Leading the sale is an exceptionally rare and large carved cinnabar lacquer dish from the late Yuan/early Ming period. Featured in the Oriental Ceramic Society exhibition ‘The Arts of the Ming Dynasty’ in 1957, the dish also boasts an enviable provenance, having been owned by a series of distinguished collectors including Sir Percival and Lady David and Percy D. Krolik.
The auction is preceded by Menagerie, a delightful English private collection of animals, birds and sea creatures carved and modelled from a variety of materials, including jade and bronze. Comprising 100 lots, each brimming with auspicious associations and reflective of Chinese culture through the ages, this sale is highlighted by an exquisite white jade carving of two boys clambering playfully on an elephant to symbolise happiness and good fortune.

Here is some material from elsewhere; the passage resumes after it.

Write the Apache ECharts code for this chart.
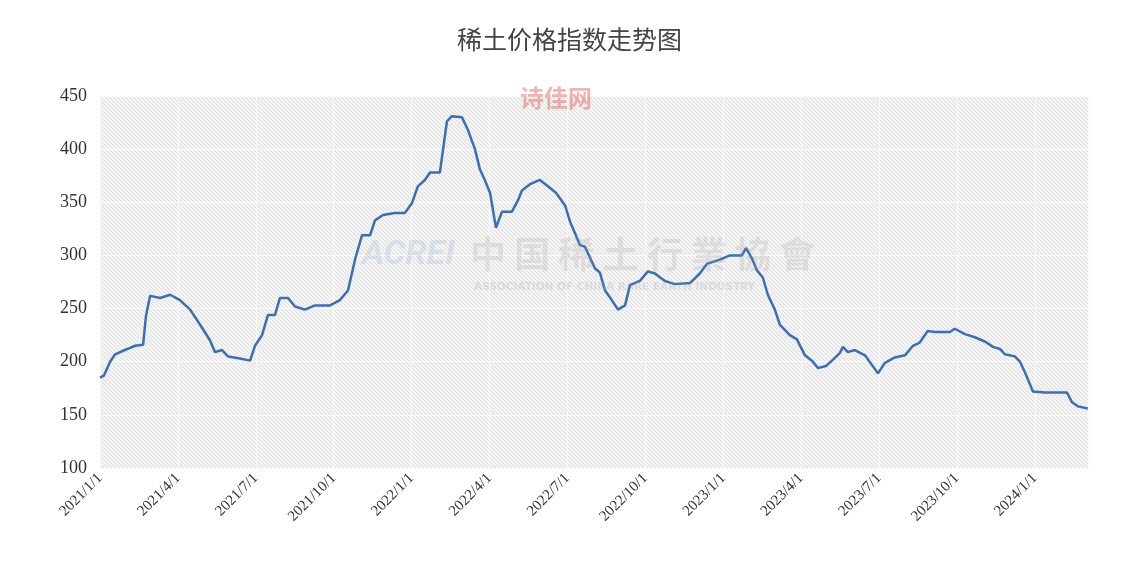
<!DOCTYPE html>
<html><head><meta charset="utf-8">
<script src="https://cdn.jsdelivr.net/npm/echarts@6/dist/echarts.min.js"></script>
<style>html,body{margin:0;padding:0;background:#fff}#c{width:1139px;height:575px}</style>
</head><body><div id="c"></div>
<script>
// x = months elapsed since 2021/1/1
const monthsSince2021 = [0,.15,.39,.58,.96,1.16,1.35,1.66,1.77,1.93,2.12,2.31,2.70,3.08,3.47,3.85,4.24,4.43,4.70,4.93,5.39,5.78,5.97,6.24,6.47,6.74,6.93,7.24,7.51,7.89,8.28,8.86,9.24,9.55,9.82,10.09,10.40,10.59,10.90,11.36,11.74,12.01,12.24,12.51,12.71,13.09,13.36,13.55,13.94,14.17,14.44,14.63,14.82,15.02,15.25,15.48,15.86,16.10,16.25,16.56,16.94,17.25,17.56,17.91,18.10,18.48,18.68,19.06,19.25,19.45,19.71,19.95,20.22,20.41,20.79,21.10,21.37,21.76,22.14,22.72,23.10,23.37,23.87,24.26,24.72,24.88,25.11,25.30,25.53,25.72,25.99,26.18,26.57,26.84,27.15,27.42,27.65,27.96,28.19,28.49,28.61,28.80,29.07,29.46,29.73,29.96,30.23,30.61,31.00,31.31,31.57,31.88,32.15,32.73,32.92,33.31,33.69,34.08,34.39,34.66,34.85,35.23,35.43,35.62,35.93,36.39,37.24,37.43,37.66,38.04];
const indexValues = [185,187,200,207,211,213,215,216,243,262,261,260,263,258,249,235,220,209,211,205,203,201,215,225,244,244,260,260,252,249,253,253,258,267,296,319,319,333,338,340,340,349,365,371,378,378,426,431,430,418,400,381,371,359,326,341,341,352,361,367,371,365,359,347,332,310,308,288,284,267,258,249,253,272,276,285,283,276,273,274,283,292,296,300,300,307,297,286,279,263,249,235,225,221,206,201,194,196,201,208,214,209,211,206,197,189,199,204,206,215,218,229,228,228,231,226,223,219,214,212,207,205,200,190,172,171,171,162,158,156];
const yTicks = [100,150,200,250,300,350,400,450];

const pc = document.createElement('canvas'); pc.width = 4; pc.height = 4;
const g = pc.getContext('2d'); g.fillStyle = '#f3f3f3'; g.fillRect(0,0,4,4);
g.strokeStyle = '#e0e0e0'; g.lineWidth = 1;
g.beginPath(); g.moveTo(0,0); g.lineTo(4,4); g.moveTo(-2,2); g.lineTo(2,6); g.moveTo(2,-2); g.lineTo(6,2); g.stroke();

const serif = '"Liberation Serif","DejaVu Serif",serif';
const chart = echarts.init(document.getElementById('c'));
chart.setOption({
  animation:false,
  title:{text:'稀土价格指数走势图',left:'center',top:22,textStyle:{fontFamily:'"Noto Sans CJK SC",serif',fontWeight:'normal',fontSize:25,color:'#444'}},
  grid:{left:100,right:51,top:96,bottom:107,show:true,borderWidth:0,backgroundColor:{image:pc,repeat:'repeat'}},
  graphic:[
    {type:'text',left:520,top:86,style:{text:'诗佳网',fontSize:24,fontWeight:'bold',fill:'rgba(220,90,90,0.45)',fontFamily:'"Noto Sans CJK SC"'},z:100},
    {type:'text',left:362,top:238,style:{text:'ACREI',fontSize:34,fontStyle:'italic',fontWeight:'bold',fill:'rgba(120,160,210,0.2)',fontFamily:'Roboto'},z:100},
    {type:'text',left:470,top:236,style:{text:'中 国 稀 土 行 業 協 會',fontSize:36,fontWeight:'bold',fill:'rgba(150,150,150,0.2)',fontFamily:'"Noto Sans CJK TC"'},z:100},
    {type:'text',left:474,top:282,style:{text:'ASSOCIATION OF CHINA RARE EARTH INDUSTRY',fontSize:10.5,fontWeight:'bold',fill:'rgba(150,150,150,0.22)',fontFamily:'"DejaVu Sans"'},z:100}
  ],
  xAxis:{type:'value',min:0,max:38.05,interval:3,
    axisLine:{show:false},axisTick:{show:false},
    splitLine:{show:true,lineStyle:{color:'#fafafa',width:1}},
    axisLabel:{rotate:45,fontFamily:serif,fontSize:15,color:'#333',margin:8,showMaxLabel:false,
      formatter:v=>{const y=2021+Math.floor(v/12);const m=Math.round(v%12)+1;return y+'/'+m+'/1';}}},
  yAxis:{type:'value',min:100,max:450,interval:50,
    axisLine:{show:false},axisTick:{show:false},
    splitLine:{show:true,lineStyle:{color:'#fafafa',width:1}},
    axisLabel:{fontFamily:serif,fontSize:18,color:'#333',margin:13,formatter:v=>yTicks.includes(v)?String(v):''}},
  series:[{type:'line',data:monthsSince2021.map((m,i)=>[m,indexValues[i]]),showSymbol:false,
    lineStyle:{color:'#3d6fb0',width:2.5},z:10}]
});
</script></body></html>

This large Carved Cinnabar Lacquer dish (Est. £400,000-600,000) represents one of the finest examples from the period when lacquer carving in China experienced its absolute peak. The sensitive, naturalistic rendering of the flowers, the complexity and yet harmony of the luxurian interwoven flower design, the impeccable craftsmanship of the carving, and of course the monumental dimensions of this piece are hard to surpass.
The century or so from the late Yuan (1279-1368) to the early Ming dynasty (1368-1644) witnessed the evolution of the art of carved lacquer ware in south China from a decorative craft to a branch of imperially produced artefacts of the highest order, in parallel to a similar development of Chinese blue-and- white porcelain.
Lacquer ware of this period is infinitely rarer than contemporary porcelain, because its laborious manufacturing process did not lend itself to series production, but was dependent on the ability of individual craftsmen.
The time-consuming process of building up a thick enough layer of lacquer by adding and preparing multiple thin coatings, each of which needs to dry before it can be polished and the next one applied, and finally carving the design into it, could stretch over years. The dish now returns to Sotheby’s London for the fourth time in over half a century with an illustrious history, having successively formed part of three important collections, including that of Sir Percival and Lady David. Sir Percival, whose uncanny eye for quality is impressively documented in his collection of Chinese ceramics, now in the British Museum, was ahead of his time during a period when early carved lacquer remained much of a mystery.